During the early days of the pandemic, the Union government had announced an emergency credit line guarantee scheme designed to help micro, small and medium enterprises in distress. This facility was meant to ease the cash flow woes of these units, helping them pay off their obligations and salaries to employees. MSMEs were provided credit facilities up to a maximum of 20 per cent of their outstanding debt. Subsequently, the government enhanced the scheme, expanding its scope in order to ensure greater fund flows into the economy. As per data, around Rs 2.8 lakh crore of loans have been disbursed under this scheme across one crore accounts. However, as reported in this paper, 16.4 per cent of these accounts have turned non-performing as borrowers have not been able to service their loans due to financial stress. These numbers suggest that even though the overall economy has surpassed its pre-Covid level, large parts of it continue to be mired in distress.
According to data furnished by the National Credit Guarantee Trustee Company, 16.22 lakh loans have turned bad. In value terms, this works out to Rs 11,893 crore. This implies that among the firms that availed the ECLGS facility, it is the relatively smaller firms that are under stress and have not been able to meet their obligations. Also, most of the loans that have turned bad were under the first tranche of the scheme. This is worrying as it points towards the possibility of more pain surfacing in the months ahead.
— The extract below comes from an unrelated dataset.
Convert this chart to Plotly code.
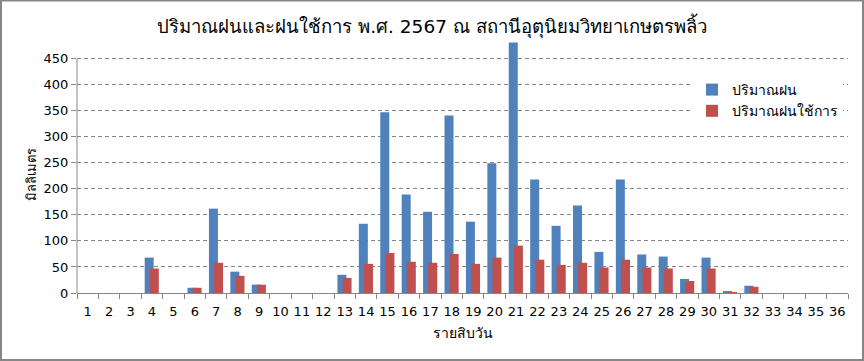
import plotly.graph_objects as go

periods = [str(i) for i in range(1, 37)]
rain = [0, 0, 0, 68, 0, 10, 162, 41, 16, 0, 0, 0, 35, 133, 347, 189, 156, 341,
        137, 249, 481, 218, 129, 168, 79, 218, 74, 70, 27, 68, 2, 14, 0, 0, 0, 0]
eff_rain = [0, 0, 0, 47, 0, 10, 58, 33, 16, 0, 0, 0, 29, 56, 77, 60, 58, 75,
            56, 68, 91, 64, 54, 58, 49, 64, 49, 47, 23, 47, 1.5, 12, 0, 0, 0, 0]
y_ticks = [0, 50, 100, 150, 200, 250, 300, 350, 400, 450]

title_text = "ปริมาณฝนและฝนใช้การ พ.ศ. 2567 ณ สถานีอุตุนิยมวิทยาเกษตรพลิ้ว"
series_names = ["ปริมาณฝน", "ปริมาณฝนใช้การ"]
x_title = "รายสิบวัน"
y_title = "มิลลิเมตร"

FONT = "Tahoma, 'DejaVu Sans', 'Noto Sans', sans-serif"
GRAY = "#868686"

T, B, L, R = 41, 68, 77, 16
PH = 361 - T - B
PW = 864 - L - R

fig = go.Figure()
fig.add_trace(go.Bar(x=periods, y=rain, name=series_names[0], marker_color="#4F81BD",
                     marker_line_width=0, width=0.42, offset=-0.34))
fig.add_trace(go.Bar(x=periods, y=eff_rain, name=series_names[1], marker_color="#C0504D",
                     marker_line_width=0, width=0.42, offset=-0.10))

fig.update_layout(
    width=864, height=361,
    margin=dict(l=L, r=R, t=T, b=B, autoexpand=False),
    paper_bgcolor="white", plot_bgcolor="white",
    barmode="overlay",
    font=dict(family=FONT, size=13, color="black"),
    title=dict(text=title_text, x=0.5, xanchor="center", y=1 - 27 / 361, yref="container",
               yanchor="middle", font=dict(size=18.5, family=FONT, color="black")),
    showlegend=True,
    legend=dict(x=(692 - L) / PW, y=(293 - 74) / PH, xanchor="left", yanchor="top",
                bgcolor="white", font=dict(size=14), itemwidth=30, tracegroupgap=4),
    xaxis=dict(type="category", tickson="boundaries", ticks="outside", ticklen=5,
               tickcolor=GRAY, showline=True, linecolor=GRAY, linewidth=1,
               showgrid=False, tickangle=0, automargin=False, ticklabelstandoff=6,
               tickfont=dict(size=13)),
    yaxis=dict(range=[0, 484], tickvals=y_ticks, ticks="outside", ticklen=5, tickcolor=GRAY,
               showline=False, automargin=False,
               showgrid=True, gridcolor=GRAY, griddash="4px,3px", gridwidth=1,
               zeroline=False, tickfont=dict(size=13)),
    annotations=[
        dict(text=x_title, xref="paper", yref="paper", x=0.5, y=(293 - 333) / PH,
             xanchor="center", yanchor="middle", showarrow=False, font=dict(size=14)),
        dict(text=y_title, xref="paper", yref="paper", x=(31 - L) / PW, y=(293 - 175) / PH,
             xanchor="center", yanchor="middle", showarrow=False, textangle=-90,
             font=dict(size=13)),
    ],
)

# y-axis line up to the last tick
fig.add_shape(type="line", xref="paper", yref="y", x0=0, x1=0, y0=0, y1=y_ticks[-1],
              line=dict(color=GRAY, width=1), layer="above")

# chart border
fig.add_shape(type="rect", xref="paper", yref="paper",
              x0=-(L - 1) / PW, x1=(863 - L) / PW, y0=(293 - 360) / PH, y1=(293 - 0.5) / PH,
              line=dict(color=GRAY, width=2), fillcolor="rgba(0,0,0,0)", layer="above")

fig.write_html("out.html", config={"displayModeBar": False},
               post_script="document.body.style.margin='0';")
While these numbers do provide some sense of the scale of financial stress among the MSMEs, it is important to draw a distinction — these are “formal” MSMEs with access to formal sources of finances. For the informal MSMEs, much larger in number, the financial stress is likely to have been greater as most of the measures announced by the government to help the MSMEs deal with the fallout of the pandemic, flowed through the formal monetary channels. Informal MSMEs with no access to formal sources of credit and such facilities are likely to have fared worse. Only those with sufficient reserves are likely to have been able to survive this turbulent period. Given that MSMEs, both formal and informal, employ a sizeable section of the labour force, their continuing financial stress points to the simmering distress in the labour market.